Do total de requerimentos analisados pelo BNA, foram emitidos 1072 títulos de desocupação do locado em 2023, revelou também o Ministério da Justiça. Este é o número de pessoas que foram despejadas ao longo do ano passado, por situações como incumprimento no pagamento das rendas, revogação do contrato de arrendamento ou a sua denúncia pelo senhorio ou arrendatário, entre outras, mas há ainda muitos processos a decorrer em tribunal.
A grande maioria dos despejos diz respeito à falta de pagamento atempado das rendas, reconhecem os representantes dos inquilinos e dos senhorios. Os proprietários podem entrar com um pedido de despejo junto do BNA quando o arrendatário falhe a renda por três meses ou quando num único ano se atrase por mais de oito dias no pagamento, desde que tal suceda mais de quatro vezes seguidas ou interpoladas. Já os despejos só são efetivados após esgotar-se o prazo de 15 dias que o inquilino tem para se opor à ação, ou seja, recorrer a tribunal.
Longe da realidade
António Machado, secretário-geral da Associação dos Inquilinos Lisbonenses, não tem dúvidas de que “há situações de arrendatários que não conseguem pagar a renda”, mas alerta que muitos estão em situação ilegal. Por isso, os números do BNA estão apartados da realidade. “O que se passa é que há falta de contratos, há abusos de poder, pagamentos por baixo da mesa”, sublinha. Nestes casos são pedidos aumentos de renda abusivos. “Hoje chegou-me uma denúncia de uma pessoa que está a pagar 450 euros de renda e que agora foi confrontada com a exigência de 850 euros.” Estas situações não entram nestas contas, frisa.
Por sua vez, os proprietários afirmam que estes dados não revelam a realidade dos incumprimentos no pagamento das rendas. Segundo Diana Ralha, diretora da Associação Lisbonense de Proprietários (ALP), há muitos senhorios que “não têm dinheiro para avançar com despejos, para pagar as Taxas de Justiça, o advogado”, e também “não confiam nestes processos, que demoram três, quatro e cinco anos”.
Citando um barómetro realizado junto dos associados, Diana Ralha revela que uma em cada quatro pessoas tem a renda em atraso. Apesar disso, 70% dos proprietários dizem que não vão interpôr uma ação, sendo que, desse universo, 40% sentem-se compadecidos com a condição do inquilino, 30% alegam falta de dinheiro e 20% afirmam não acreditar na Justiça.
Para António Machado, a autoridade administrativa é “ausente da sua função, não exerce fiscalização”. Na sua opinião, deveria ser criado um registo do arrendamento, à semelhança do que existe para o Alojamento Local. “O proprietário inscrevia-se na plataforma e só depois é que podia arrendar o imóvel”, defende.

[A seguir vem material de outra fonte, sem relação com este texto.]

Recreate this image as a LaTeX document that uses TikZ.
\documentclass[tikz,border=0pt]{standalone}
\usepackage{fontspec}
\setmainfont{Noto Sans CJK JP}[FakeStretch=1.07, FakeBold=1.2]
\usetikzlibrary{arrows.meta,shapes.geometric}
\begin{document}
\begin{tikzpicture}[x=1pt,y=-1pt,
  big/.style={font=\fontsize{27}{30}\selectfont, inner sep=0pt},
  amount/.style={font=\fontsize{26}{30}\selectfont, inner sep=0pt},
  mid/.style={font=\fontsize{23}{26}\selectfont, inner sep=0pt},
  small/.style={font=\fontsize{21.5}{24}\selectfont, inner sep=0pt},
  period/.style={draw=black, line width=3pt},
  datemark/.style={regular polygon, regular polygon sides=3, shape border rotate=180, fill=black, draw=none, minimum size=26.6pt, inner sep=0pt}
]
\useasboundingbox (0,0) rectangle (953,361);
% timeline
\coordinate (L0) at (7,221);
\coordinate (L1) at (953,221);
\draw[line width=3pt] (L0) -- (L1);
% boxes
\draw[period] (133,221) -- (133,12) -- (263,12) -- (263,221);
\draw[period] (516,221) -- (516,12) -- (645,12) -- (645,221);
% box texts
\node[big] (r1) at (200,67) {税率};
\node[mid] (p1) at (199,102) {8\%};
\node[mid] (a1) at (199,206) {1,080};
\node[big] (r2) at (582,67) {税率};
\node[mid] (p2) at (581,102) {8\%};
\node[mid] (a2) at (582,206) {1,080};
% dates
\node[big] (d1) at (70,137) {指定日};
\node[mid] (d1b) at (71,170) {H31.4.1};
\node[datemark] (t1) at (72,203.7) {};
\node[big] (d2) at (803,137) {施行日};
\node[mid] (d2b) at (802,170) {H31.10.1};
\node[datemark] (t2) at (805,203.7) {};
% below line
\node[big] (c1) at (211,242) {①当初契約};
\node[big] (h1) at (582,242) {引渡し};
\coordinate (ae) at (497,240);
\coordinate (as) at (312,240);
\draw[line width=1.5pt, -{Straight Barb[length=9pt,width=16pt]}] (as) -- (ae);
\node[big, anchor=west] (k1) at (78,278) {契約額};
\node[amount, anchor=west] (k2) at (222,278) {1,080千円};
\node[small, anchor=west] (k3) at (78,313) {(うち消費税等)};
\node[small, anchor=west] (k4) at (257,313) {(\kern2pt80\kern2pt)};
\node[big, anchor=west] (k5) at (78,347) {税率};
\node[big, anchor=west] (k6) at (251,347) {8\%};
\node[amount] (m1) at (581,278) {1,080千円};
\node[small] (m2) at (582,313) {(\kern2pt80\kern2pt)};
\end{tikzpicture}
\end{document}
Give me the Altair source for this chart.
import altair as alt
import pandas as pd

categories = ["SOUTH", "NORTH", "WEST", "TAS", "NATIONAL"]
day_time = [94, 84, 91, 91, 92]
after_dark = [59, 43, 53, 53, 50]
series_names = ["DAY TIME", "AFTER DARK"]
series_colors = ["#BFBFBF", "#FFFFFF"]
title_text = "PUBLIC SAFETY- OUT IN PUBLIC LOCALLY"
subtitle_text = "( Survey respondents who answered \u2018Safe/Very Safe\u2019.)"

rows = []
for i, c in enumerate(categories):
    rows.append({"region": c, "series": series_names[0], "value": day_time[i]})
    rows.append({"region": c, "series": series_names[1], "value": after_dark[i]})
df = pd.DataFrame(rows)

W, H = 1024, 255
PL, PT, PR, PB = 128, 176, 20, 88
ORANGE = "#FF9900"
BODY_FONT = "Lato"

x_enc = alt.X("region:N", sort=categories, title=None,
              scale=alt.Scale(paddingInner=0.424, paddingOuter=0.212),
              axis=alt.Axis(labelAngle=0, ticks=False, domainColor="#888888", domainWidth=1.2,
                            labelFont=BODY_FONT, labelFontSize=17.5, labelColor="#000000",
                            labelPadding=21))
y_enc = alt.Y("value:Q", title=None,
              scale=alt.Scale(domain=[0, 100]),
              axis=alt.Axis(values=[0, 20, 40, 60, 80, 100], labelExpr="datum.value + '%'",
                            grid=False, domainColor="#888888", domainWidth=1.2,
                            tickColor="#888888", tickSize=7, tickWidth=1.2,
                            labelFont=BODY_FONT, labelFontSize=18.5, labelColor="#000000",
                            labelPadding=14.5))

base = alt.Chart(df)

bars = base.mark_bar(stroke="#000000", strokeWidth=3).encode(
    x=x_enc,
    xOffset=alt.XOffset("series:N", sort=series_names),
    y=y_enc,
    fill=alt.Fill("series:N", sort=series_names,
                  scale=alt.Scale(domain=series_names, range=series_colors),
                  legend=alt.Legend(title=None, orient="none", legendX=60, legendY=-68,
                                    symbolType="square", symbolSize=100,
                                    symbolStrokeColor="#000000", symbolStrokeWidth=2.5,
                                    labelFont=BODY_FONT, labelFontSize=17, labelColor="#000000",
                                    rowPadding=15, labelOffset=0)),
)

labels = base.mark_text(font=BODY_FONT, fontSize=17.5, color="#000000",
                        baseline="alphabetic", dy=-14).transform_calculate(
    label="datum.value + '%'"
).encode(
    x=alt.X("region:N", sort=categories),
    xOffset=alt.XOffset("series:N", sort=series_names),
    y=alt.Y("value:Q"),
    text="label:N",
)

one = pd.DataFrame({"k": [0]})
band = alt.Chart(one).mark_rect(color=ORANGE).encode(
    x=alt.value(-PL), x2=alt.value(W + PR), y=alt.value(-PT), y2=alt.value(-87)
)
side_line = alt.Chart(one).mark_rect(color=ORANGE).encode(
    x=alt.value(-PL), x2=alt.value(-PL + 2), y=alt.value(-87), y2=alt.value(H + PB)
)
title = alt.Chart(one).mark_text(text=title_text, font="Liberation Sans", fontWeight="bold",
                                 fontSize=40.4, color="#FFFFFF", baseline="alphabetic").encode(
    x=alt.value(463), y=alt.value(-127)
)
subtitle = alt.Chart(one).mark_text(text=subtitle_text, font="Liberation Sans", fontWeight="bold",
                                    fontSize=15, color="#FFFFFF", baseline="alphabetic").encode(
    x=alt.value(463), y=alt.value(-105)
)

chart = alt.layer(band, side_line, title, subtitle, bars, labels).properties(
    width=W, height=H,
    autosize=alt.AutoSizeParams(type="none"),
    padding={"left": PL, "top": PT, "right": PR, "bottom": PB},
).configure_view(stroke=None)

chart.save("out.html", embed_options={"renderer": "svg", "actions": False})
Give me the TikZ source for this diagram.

O BNA foi criado em 2013 para agilizar os processos de despejo, embora não impedisse os senhorios de recorrer diretamente ao tribunal caso o entendessem. Verifica-se, no entanto, que no somatório dos 12 meses de 2023 se encontravam pendentes de decisão do tribunal 4262 processos de despejo, quase o dobro dos registados em 2022. Isto porque, no caso de oposição do inquilino ao pedido de despejo, o processo é enviado para julgamento.
Novo balcão
Entretanto, a 16 de fevereiro entrou em operação o Balcão do Arrendatário e do Senhorio (BAS), criado no âmbito do programa Mais Habitação e que vem substituir o BNA e o Sistema de Injunção em Matéria do Arrendamento (direitos dos inquilinos). O BAS passa agora a concentrar a competência de receção e tramitação dos pedidos de despejo e da injunção em matéria de arrendamento. O objetivo é agilizar os processos, mas agora há sempre recurso ao tribunal.
Para Menezes Leitão, presidente da ALP, essa obrigação “pode tornar o balcão inútil”. “Em muitos casos, o inquilino não contestava a decisão de despejo” e, nessa situação, o BNA emitia a ordem de abandono do imóvel. Agora terá de passar pelo juiz.